After Captain Hoh left the Marines for a senior-level foreign-service position in Afghanistan, he publicly resigned in protest against the war, which he felt wasn’t worth the continued casualties and expenditures. He is obviously averse to reengagement in Iraq.

“As a veteran, it drives me nuts that people are thinking of putting troops back there – it’s only going to accomplish getting more troops killed. We would not be seen as peacekeepers or referees, but as taking one side,” he said. “I don’t understand why people think if we only kept troops there everything would be great. We got kicked out, the Iraqis did not want us there any longer.”

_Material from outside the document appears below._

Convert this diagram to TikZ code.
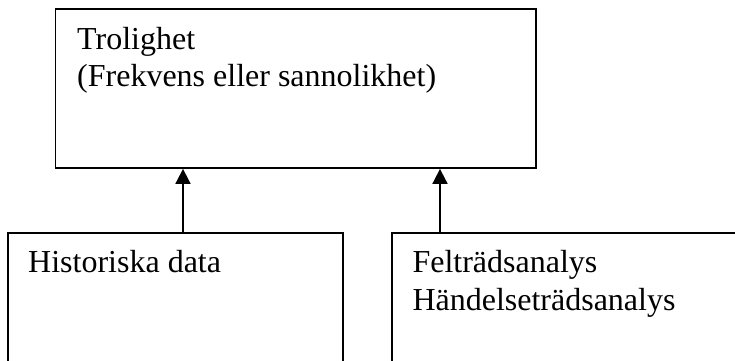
\documentclass[tikz,border=0pt]{standalone}
\usepackage{fontspec}
\setmainfont{Liberation Serif}
\usetikzlibrary{arrows.meta}
\tikzset{
  box/.style={draw=black, line width=1.8pt, rectangle, inner sep=0pt},
  txt/.style={anchor=base west, inner sep=0pt, font=\fontsize{32}{37.5}\selectfont},
  arr/.style={draw=black, line width=1.8pt, -{Triangle[length=15pt,width=15pt]}}
}
\newcommand{\lines}[1]{\begin{tabular}[t]{@{}l@{}}#1\end{tabular}}
\begin{document}
\begin{tikzpicture}[x=1pt,y=1pt]
\useasboundingbox (0,0) rectangle (735,360);
\clip (0,0) rectangle (735,360);
\node[box, minimum width=480.5pt, minimum height=159.3pt] (top) at (295.75,271.65) {};
\node[box, minimum width=335pt, minimum height=150pt] (hist) at (175.5,52) {};
\node[box, minimum width=360pt, minimum height=150pt] (felt) at (572,52) {};
\node[txt] (ttop) at (77,311) {\lines{Trolighet\\(Frekvens eller sannolikhet)}};
\node[txt] (thist) at (28,87.3) {Historiska data};
\node[txt] (tfelt) at (412.3,87.3) {\lines{Felträdsanalys\\Händelseträdsanalys}};
\coordinate (a1) at (183,0);
\coordinate (a2) at (440,0);
\draw[arr] (hist.north -| a1) -- (top.south -| a1);
\draw[arr] (felt.north -| a2) -- (top.south -| a2);
\end{tikzpicture}
\end{document}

Hansman, who says he feels his service “made him a better person,” is slightly less inclined to weigh in either way. “I don’t know, I don’t have the full picture,” he said. “At the end of the day, if anything happens, we want to make sure we do it right, that we’re taking our time and above all, thinking about what happens when these soldiers get home. Let’s be realistic about the situation we’re putting them into.”

Tillson guesses that while he has devoted his own post-Vietnam career to learning and teaching strategy, most “veterans don’t focus on the Big Pictures, they tend to focus on the veterans they fought with.” The “Blackhorse Regiment” reunions he’s attended were always a case in point.

“The things people talk about at the reunions are not about ‘grand strategy,’ or how the war was a mistake,” he said. “They think about the people in their unit, the people they knew, the things that happened – both good things and bad – but no one talks about whether the war was worth it and I suspect that is the case with today’s veterans as well.”

Perhaps. But when they are asked, it’s clear vets are thinking about the question.

“I completely disagreed with the decision to walk away from Iraq,” former Army Sgt. Kenneth Mancanares told the Military Times. “Now, to be honest, I’m trying to think if there’s even a way I could get back out there. I’m sure there are a lot of guys feeling that way. I really wish that I could sign up on something tomorrow and join a volunteer group that’s going there to stand up for these people.”

Hoh says he and his buddies don’t agree. “I think a lot of them – the guys who are out – are glad they are out. We talk about whether we would ever want our nephews or nieces to serve. I can’t imagine anyone in my family serving in a system so broken,” he said.

As for Iraq, he added, “we just shake our heads and say this is unbelievable, that history really does repeat itself.”